_Aim of the task_:
Leave out every picture, then transcribe the rest of the listing exactly.
----
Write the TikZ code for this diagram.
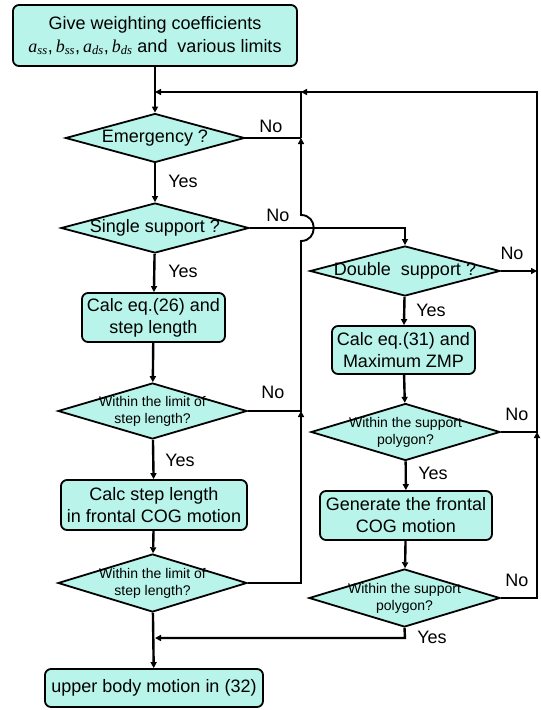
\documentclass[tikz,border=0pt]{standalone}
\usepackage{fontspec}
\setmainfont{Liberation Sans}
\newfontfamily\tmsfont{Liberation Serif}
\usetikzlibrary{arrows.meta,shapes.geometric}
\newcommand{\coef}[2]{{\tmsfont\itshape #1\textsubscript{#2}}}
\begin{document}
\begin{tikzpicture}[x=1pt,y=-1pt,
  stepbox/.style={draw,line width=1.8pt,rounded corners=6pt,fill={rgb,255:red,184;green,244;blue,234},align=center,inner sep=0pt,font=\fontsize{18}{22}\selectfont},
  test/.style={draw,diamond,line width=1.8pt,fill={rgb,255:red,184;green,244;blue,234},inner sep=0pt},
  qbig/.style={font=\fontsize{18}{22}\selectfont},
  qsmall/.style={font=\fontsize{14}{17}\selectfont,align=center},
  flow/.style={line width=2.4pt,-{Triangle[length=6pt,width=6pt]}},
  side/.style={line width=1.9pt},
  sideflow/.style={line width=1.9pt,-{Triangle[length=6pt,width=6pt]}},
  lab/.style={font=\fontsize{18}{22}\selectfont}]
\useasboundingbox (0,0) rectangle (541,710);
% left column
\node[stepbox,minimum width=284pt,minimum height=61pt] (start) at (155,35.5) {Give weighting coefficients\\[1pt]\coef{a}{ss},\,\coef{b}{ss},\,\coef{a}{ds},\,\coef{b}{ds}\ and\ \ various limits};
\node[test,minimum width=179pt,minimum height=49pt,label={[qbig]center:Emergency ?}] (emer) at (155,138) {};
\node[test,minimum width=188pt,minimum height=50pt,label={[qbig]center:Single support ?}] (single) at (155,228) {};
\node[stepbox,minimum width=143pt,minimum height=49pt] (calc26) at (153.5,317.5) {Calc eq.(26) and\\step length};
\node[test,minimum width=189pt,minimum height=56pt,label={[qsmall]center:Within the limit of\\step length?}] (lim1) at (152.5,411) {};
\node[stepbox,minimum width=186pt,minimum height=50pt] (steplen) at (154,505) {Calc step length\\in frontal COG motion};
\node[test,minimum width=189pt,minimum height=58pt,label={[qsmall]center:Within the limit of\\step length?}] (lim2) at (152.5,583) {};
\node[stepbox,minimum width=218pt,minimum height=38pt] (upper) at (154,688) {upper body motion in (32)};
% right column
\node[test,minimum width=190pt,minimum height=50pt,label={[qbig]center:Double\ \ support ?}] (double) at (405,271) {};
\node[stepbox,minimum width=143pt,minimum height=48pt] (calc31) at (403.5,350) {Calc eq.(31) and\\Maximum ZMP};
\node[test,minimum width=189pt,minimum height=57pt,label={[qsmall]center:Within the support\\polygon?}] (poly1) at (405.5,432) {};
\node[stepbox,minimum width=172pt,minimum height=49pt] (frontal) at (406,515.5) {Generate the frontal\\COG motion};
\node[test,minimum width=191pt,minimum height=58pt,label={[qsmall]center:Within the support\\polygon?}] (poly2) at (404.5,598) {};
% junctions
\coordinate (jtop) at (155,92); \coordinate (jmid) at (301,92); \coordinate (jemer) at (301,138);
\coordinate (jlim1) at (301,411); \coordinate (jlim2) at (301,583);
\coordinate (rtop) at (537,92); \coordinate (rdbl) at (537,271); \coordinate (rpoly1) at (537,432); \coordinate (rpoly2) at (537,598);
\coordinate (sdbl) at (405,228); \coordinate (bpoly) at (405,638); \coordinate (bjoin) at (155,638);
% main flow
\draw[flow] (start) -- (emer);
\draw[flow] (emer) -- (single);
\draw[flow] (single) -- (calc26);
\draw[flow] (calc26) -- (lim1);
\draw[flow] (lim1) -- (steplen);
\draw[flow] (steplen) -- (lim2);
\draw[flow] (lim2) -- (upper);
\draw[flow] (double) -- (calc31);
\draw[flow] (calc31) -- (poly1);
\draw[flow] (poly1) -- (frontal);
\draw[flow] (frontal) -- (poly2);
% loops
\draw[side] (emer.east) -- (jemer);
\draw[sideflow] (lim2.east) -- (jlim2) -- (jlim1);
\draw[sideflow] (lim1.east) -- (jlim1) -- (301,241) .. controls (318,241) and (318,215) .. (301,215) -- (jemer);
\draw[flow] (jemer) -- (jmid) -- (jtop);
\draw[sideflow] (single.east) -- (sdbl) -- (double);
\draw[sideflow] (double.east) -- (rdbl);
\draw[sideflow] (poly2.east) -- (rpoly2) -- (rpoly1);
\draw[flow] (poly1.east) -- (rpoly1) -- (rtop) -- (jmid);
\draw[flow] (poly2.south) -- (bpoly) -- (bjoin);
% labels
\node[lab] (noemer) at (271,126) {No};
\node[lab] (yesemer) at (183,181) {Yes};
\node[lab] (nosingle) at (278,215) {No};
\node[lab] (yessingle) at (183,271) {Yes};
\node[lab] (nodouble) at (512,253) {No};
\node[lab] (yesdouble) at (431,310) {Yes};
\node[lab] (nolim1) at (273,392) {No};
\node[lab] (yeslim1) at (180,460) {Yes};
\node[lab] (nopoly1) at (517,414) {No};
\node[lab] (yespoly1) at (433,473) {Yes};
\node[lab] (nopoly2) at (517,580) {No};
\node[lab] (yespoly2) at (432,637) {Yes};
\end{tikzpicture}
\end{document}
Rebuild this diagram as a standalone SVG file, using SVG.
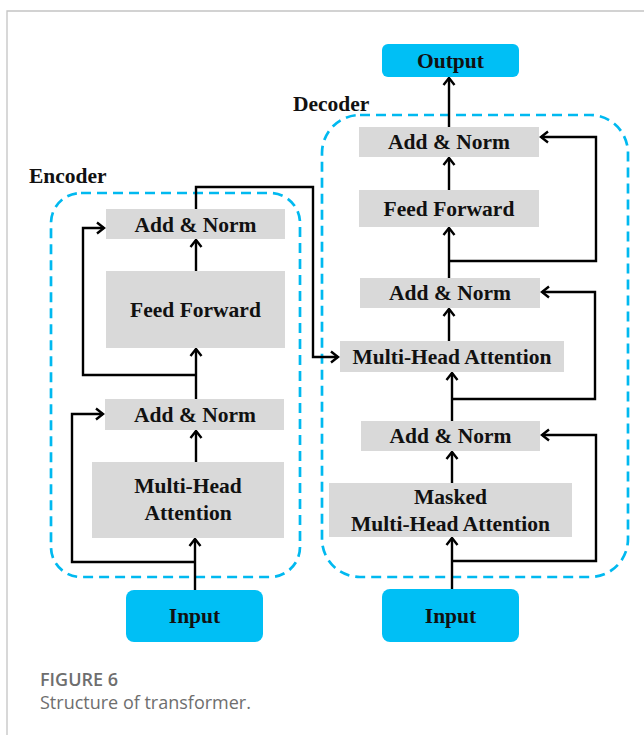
----
_Completed task_:
Write the TikZ code for this diagram.
\documentclass[tikz,border=0pt]{standalone}
\usepackage{fontspec}
\setmainfont{Liberation Sans}
\newfontfamily\tmsfont{Liberation Serif}
\usetikzlibrary{arrows.meta,shapes.geometric}
\newcommand{\coef}[2]{{\tmsfont\itshape #1\textsubscript{#2}}}
\begin{document}
\begin{tikzpicture}[x=1pt,y=-1pt,
  stepbox/.style={draw,line width=1.8pt,rounded corners=6pt,fill={rgb,255:red,184;green,244;blue,234},align=center,inner sep=0pt,font=\fontsize{18}{22}\selectfont},
  test/.style={draw,diamond,line width=1.8pt,fill={rgb,255:red,184;green,244;blue,234},inner sep=0pt},
  qbig/.style={font=\fontsize{18}{22}\selectfont},
  qsmall/.style={font=\fontsize{14}{17}\selectfont,align=center},
  flow/.style={line width=2.4pt,-{Triangle[length=6pt,width=6pt]}},
  side/.style={line width=1.9pt},
  sideflow/.style={line width=1.9pt,-{Triangle[length=6pt,width=6pt]}},
  lab/.style={font=\fontsize{18}{22}\selectfont}]
\useasboundingbox (0,0) rectangle (541,710);
% left column
\node[stepbox,minimum width=284pt,minimum height=61pt] (start) at (155,35.5) {Give weighting coefficients\\[1pt]\coef{a}{ss},\,\coef{b}{ss},\,\coef{a}{ds},\,\coef{b}{ds}\ and\ \ various limits};
\node[test,minimum width=179pt,minimum height=49pt,label={[qbig]center:Emergency ?}] (emer) at (155,138) {};
\node[test,minimum width=188pt,minimum height=50pt,label={[qbig]center:Single support ?}] (single) at (155,228) {};
\node[stepbox,minimum width=143pt,minimum height=49pt] (calc26) at (153.5,317.5) {Calc eq.(26) and\\step length};
\node[test,minimum width=189pt,minimum height=56pt,label={[qsmall]center:Within the limit of\\step length?}] (lim1) at (152.5,411) {};
\node[stepbox,minimum width=186pt,minimum height=50pt] (steplen) at (154,505) {Calc step length\\in frontal COG motion};
\node[test,minimum width=189pt,minimum height=58pt,label={[qsmall]center:Within the limit of\\step length?}] (lim2) at (152.5,583) {};
\node[stepbox,minimum width=218pt,minimum height=38pt] (upper) at (154,688) {upper body motion in (32)};
% right column
\node[test,minimum width=190pt,minimum height=50pt,label={[qbig]center:Double\ \ support ?}] (double) at (405,271) {};
\node[stepbox,minimum width=143pt,minimum height=48pt] (calc31) at (403.5,350) {Calc eq.(31) and\\Maximum ZMP};
\node[test,minimum width=189pt,minimum height=57pt,label={[qsmall]center:Within the support\\polygon?}] (poly1) at (405.5,432) {};
\node[stepbox,minimum width=172pt,minimum height=49pt] (frontal) at (406,515.5) {Generate the frontal\\COG motion};
\node[test,minimum width=191pt,minimum height=58pt,label={[qsmall]center:Within the support\\polygon?}] (poly2) at (404.5,598) {};
% junctions
\coordinate (jtop) at (155,92); \coordinate (jmid) at (301,92); \coordinate (jemer) at (301,138);
\coordinate (jlim1) at (301,411); \coordinate (jlim2) at (301,583);
\coordinate (rtop) at (537,92); \coordinate (rdbl) at (537,271); \coordinate (rpoly1) at (537,432); \coordinate (rpoly2) at (537,598);
\coordinate (sdbl) at (405,228); \coordinate (bpoly) at (405,638); \coordinate (bjoin) at (155,638);
% main flow
\draw[flow] (start) -- (emer);
\draw[flow] (emer) -- (single);
\draw[flow] (single) -- (calc26);
\draw[flow] (calc26) -- (lim1);
\draw[flow] (lim1) -- (steplen);
\draw[flow] (steplen) -- (lim2);
\draw[flow] (lim2) -- (upper);
\draw[flow] (double) -- (calc31);
\draw[flow] (calc31) -- (poly1);
\draw[flow] (poly1) -- (frontal);
\draw[flow] (frontal) -- (poly2);
% loops
\draw[side] (emer.east) -- (jemer);
\draw[sideflow] (lim2.east) -- (jlim2) -- (jlim1);
\draw[sideflow] (lim1.east) -- (jlim1) -- (301,241) .. controls (318,241) and (318,215) .. (301,215) -- (jemer);
\draw[flow] (jemer) -- (jmid) -- (jtop);
\draw[sideflow] (single.east) -- (sdbl) -- (double);
\draw[sideflow] (double.east) -- (rdbl);
\draw[sideflow] (poly2.east) -- (rpoly2) -- (rpoly1);
\draw[flow] (poly1.east) -- (rpoly1) -- (rtop) -- (jmid);
\draw[flow] (poly2.south) -- (bpoly) -- (bjoin);
% labels
\node[lab] (noemer) at (271,126) {No};
\node[lab] (yesemer) at (183,181) {Yes};
\node[lab] (nosingle) at (278,215) {No};
\node[lab] (yessingle) at (183,271) {Yes};
\node[lab] (nodouble) at (512,253) {No};
\node[lab] (yesdouble) at (431,310) {Yes};
\node[lab] (nolim1) at (273,392) {No};
\node[lab] (yeslim1) at (180,460) {Yes};
\node[lab] (nopoly1) at (517,414) {No};
\node[lab] (yespoly1) at (433,473) {Yes};
\node[lab] (nopoly2) at (517,580) {No};
\node[lab] (yespoly2) at (432,637) {Yes};
\end{tikzpicture}
\end{document}
Rebuild this diagram as a standalone SVG file, using SVG.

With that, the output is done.